Although compassion and forgiveness are two separate concepts I have put them together here because in order to encourage the growth of both in your life it requires similar qualities. In order to be authentically compassionate or forgiving towards others we must be prepared to offer that to ourselves. Both rely on a softening of self, a less judgmental view towards ourselves and a gentleness. By opening our hearts to our own suffering and being accepting of ourselves, our faults, our weaknesses we can then transfer these personal skills to those we come into contact with on a daily basis.
Book Recommendation and Why?
It was very difficult to choose just one! But a book that I think everyone, irrelevant of background, education, profession could take something valuable from is ‘Talk Like Ted’ by Carmine Gallo. It’s pitched as a guide to public speaking, but I would say it’s an inspiration for anyone with an idea that they feel passionate about and are looking for that push to instigate changes and make their idea into a reality. I have read this book multiple times, it’s covered in highlighter (which means it impacted me enough to want to remember it).
It is very much a book that embraces and empowers the individual and whether you are looking for a personal boost to confidence or wish to develop your ideas into making a living, it’s a great motivational tool.
Tell us about what you're doing now?
Leading on from embracing uniqueness, I don’t have an official job title, I’ve simply created a job that supports my beliefs towards the way I feel healthcare needs to go in order to bring about much needed change.
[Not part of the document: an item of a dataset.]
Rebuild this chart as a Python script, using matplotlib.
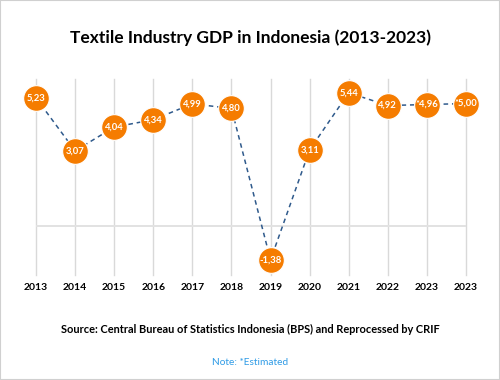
import matplotlib
matplotlib.use("Agg")
import matplotlib.pyplot as plt
from matplotlib.patches import Rectangle

years = ["2013", "2014", "2015", "2016", "2017", "2018", "2019", "2020", "2021", "2022", "2023", "2023"]
values = [5.23, 3.07, 4.04, 4.34, 4.99, 4.80, -1.38, 3.11, 5.44, 4.92, 4.96, 5.00]
labels = ["5,23", "3,07", "4,04", "4,34", "4,99", "4,80", "-1,38", "3,11", "5,44", "4,92", "*4,96", "*5,00"]

plt.rcParams['font.family'] = ['Lato', 'DejaVu Sans']

fig = plt.figure(figsize=(5.0, 3.8), dpi=100)
fig.patches.append(Rectangle((0, 0), 1, 1, transform=fig.transFigure, fill=False,
                             edgecolor='#d0d0d0', linewidth=1.5))
ax = fig.add_axes([0.072, 0.276, 0.86, 0.516])
x = list(range(len(years)))
ax.set_xlim(0, len(years) - 1)
ax.set_ylim(-2, 6)
for xi in x:
    ax.axvline(xi, color='#d9d9d9', linewidth=1.0, zorder=0, clip_on=False)
ax.axhline(0, color='#e2e2e2', linewidth=1.4, zorder=0)
ax.plot(x, values, linestyle=(0, (3, 2.5)), color='#2F5A8C', linewidth=1.1, zorder=2, clip_on=False)
ax.plot(x, values, linestyle='none', marker='o', markersize=18.5, markerfacecolor='#F57C00',
        markeredgecolor='white', markeredgewidth=0.8, zorder=3, clip_on=False)
for xi, v, lab in zip(x, values, labels):
    ax.text(xi, v, lab, ha='center', va='center', color='white', fontsize=6.8,
            fontweight='bold', zorder=4)
for s in ax.spines.values():
    s.set_visible(False)
ax.set_yticks([])
ax.set_xticks(x)
ax.set_xticklabels(years, fontsize=7.5, fontweight='bold')
ax.tick_params(axis='x', length=0, pad=6)

fig.text(0.5, 0.902, "Textile Industry GDP in Indonesia (2013-2023)", ha='center', va='center',
         fontsize=12.5, fontweight='bold')
fig.text(0.5, 0.132, "Source: Central Bureau of Statistics Indonesia (BPS) and Reprocessed by CRIF",
         ha='center', va='center', fontsize=7.9, fontweight='bold')
fig.text(0.5, 0.047, "Note: *Estimated", ha='center', va='center', fontsize=7.3, color='#2E9BE6')

fig.savefig("out.png", dpi=100)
With an academic background in Psychology (BSc, MBPsS), Neuroscience (BSc, MRes) and Medicine (Pre-Med/BMedSci) and also as a Yoga Teacher, Personal Trainer, Nutritional Advisor and self-proclaimed Nature enthusiast, I created Fill the Whole to blend traditional healthcare and lifestyle healthcare to bring a whole and coherent, holistic approach to wellbeing. I use a ’10 spoke’ Wheel of Wholeness, adapted for modern life which addresses what I consider to be the most important aspects to work upon to re-connect with the self and use Mindfulness techniques to help people implement the necessary changes needed to cultivate a full and ‘Whole’ life.
Life is pretty busy and exciting at the moment. In addition to offering 1:1 coaching sessions at home in Rutland, I’m currently developing a product that incorporates the full Wheel of Wholeness for those that perhaps can’t commit to 1:1 coaching, something portable that people can refer back to when they need to. This is due to launch in June which also coincides with The Mindful Living Show in London where I will be exhibiting and also taking a speaking role. I will also be speaking at The Om Yoga Show in London later this year.
In the future I hope to move towards working with children and taking my concept into schools. I am passionate about each individual unlocking their potential and would like to reduce as many barriers to this as possible. I believe the change we are all desperate for is absolutely achievable if we work together as a society to generate opportunities for our young people, embrace their uniqueness and resist the temptation to put people in boxes and this is the direction in which I wish to proceed with Fill the Whole.
My general advice, be it for love, life, career, health is primarily re-discover who you are. I believe we are all born whole but over time external influences can make us question who we truly are. Take the time to explore yourself, even if that means tuning out from the world and feeling lost for a while, it’s all a necessary process that eventually will lead to you living the most authentic, free life that you can. Learn to listen to your intuition, it is more powerful than you would ever believe. Find your purpose. We all have one.